Collected material:
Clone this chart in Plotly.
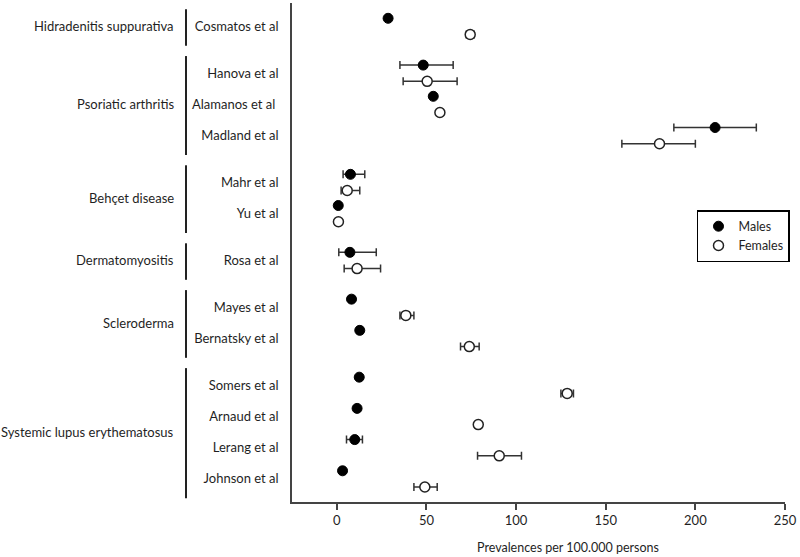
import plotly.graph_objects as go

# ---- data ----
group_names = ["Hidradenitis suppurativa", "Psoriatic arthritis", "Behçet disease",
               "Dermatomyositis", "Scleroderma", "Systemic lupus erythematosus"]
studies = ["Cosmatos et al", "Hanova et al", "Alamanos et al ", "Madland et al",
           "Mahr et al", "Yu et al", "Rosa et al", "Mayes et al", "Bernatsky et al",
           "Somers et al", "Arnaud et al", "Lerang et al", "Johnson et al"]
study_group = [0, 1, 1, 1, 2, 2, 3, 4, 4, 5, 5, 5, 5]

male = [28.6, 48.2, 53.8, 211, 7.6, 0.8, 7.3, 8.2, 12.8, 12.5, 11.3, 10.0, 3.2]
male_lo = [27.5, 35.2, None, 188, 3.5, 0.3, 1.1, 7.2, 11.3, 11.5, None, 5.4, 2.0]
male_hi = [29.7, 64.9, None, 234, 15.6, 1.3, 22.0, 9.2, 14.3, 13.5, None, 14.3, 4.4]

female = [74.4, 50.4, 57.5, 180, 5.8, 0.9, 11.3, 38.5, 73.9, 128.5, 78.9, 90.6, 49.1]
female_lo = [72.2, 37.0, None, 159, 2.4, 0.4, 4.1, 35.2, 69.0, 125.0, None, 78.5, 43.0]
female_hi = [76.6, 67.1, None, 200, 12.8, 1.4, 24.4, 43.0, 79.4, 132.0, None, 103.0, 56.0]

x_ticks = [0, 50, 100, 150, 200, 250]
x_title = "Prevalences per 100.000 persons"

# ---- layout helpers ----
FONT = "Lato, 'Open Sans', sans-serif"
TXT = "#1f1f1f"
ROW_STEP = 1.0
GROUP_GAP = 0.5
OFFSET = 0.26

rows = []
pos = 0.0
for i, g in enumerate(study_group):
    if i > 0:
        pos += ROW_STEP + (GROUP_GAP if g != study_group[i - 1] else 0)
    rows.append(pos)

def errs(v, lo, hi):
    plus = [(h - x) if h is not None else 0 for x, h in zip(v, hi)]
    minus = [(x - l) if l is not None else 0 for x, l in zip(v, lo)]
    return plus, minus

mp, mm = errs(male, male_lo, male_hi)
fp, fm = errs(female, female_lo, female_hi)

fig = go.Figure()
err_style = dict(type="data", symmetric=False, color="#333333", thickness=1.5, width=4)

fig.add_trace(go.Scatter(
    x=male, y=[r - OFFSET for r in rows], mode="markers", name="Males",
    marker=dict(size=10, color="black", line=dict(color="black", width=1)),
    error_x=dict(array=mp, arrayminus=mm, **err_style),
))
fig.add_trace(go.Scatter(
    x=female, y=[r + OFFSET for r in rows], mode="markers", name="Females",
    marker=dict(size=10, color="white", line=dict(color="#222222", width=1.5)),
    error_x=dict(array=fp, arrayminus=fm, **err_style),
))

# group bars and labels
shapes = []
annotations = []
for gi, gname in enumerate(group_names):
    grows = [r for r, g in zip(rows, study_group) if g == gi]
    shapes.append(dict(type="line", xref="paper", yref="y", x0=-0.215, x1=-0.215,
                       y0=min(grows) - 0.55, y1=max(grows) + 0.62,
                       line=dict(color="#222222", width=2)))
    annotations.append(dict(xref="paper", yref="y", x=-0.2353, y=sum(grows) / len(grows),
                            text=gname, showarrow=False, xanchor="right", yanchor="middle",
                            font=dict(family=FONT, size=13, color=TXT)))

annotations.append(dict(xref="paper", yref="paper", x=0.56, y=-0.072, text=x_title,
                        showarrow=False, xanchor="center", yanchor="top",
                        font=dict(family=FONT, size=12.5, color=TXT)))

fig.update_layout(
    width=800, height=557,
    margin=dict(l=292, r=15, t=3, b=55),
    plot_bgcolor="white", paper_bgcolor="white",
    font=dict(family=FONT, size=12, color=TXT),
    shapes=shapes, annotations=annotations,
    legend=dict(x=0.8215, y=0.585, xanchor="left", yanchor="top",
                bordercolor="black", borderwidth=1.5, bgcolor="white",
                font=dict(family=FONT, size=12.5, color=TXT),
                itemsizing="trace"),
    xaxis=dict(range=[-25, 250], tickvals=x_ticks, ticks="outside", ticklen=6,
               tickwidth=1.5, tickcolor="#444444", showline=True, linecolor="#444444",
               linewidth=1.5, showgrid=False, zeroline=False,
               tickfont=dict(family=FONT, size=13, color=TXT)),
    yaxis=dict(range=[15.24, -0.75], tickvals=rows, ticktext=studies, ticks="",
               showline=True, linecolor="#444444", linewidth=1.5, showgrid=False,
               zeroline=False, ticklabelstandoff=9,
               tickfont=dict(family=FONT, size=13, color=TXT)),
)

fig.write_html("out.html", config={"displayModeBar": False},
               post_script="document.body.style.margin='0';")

Instruction: In the data above, please extract the lines from the first one through the line with "None, 14.3, 4.4]", exactly, and keep pictures out.

Answer to the exercise:
Clone this chart in Plotly.
import plotly.graph_objects as go

# ---- data ----
group_names = ["Hidradenitis suppurativa", "Psoriatic arthritis", "Behçet disease",
               "Dermatomyositis", "Scleroderma", "Systemic lupus erythematosus"]
studies = ["Cosmatos et al", "Hanova et al", "Alamanos et al ", "Madland et al",
           "Mahr et al", "Yu et al", "Rosa et al", "Mayes et al", "Bernatsky et al",
           "Somers et al", "Arnaud et al", "Lerang et al", "Johnson et al"]
study_group = [0, 1, 1, 1, 2, 2, 3, 4, 4, 5, 5, 5, 5]

male = [28.6, 48.2, 53.8, 211, 7.6, 0.8, 7.3, 8.2, 12.8, 12.5, 11.3, 10.0, 3.2]
male_lo = [27.5, 35.2, None, 188, 3.5, 0.3, 1.1, 7.2, 11.3, 11.5, None, 5.4, 2.0]
male_hi = [29.7, 64.9, None, 234, 15.6, 1.3, 22.0, 9.2, 14.3, 13.5, None, 14.3, 4.4]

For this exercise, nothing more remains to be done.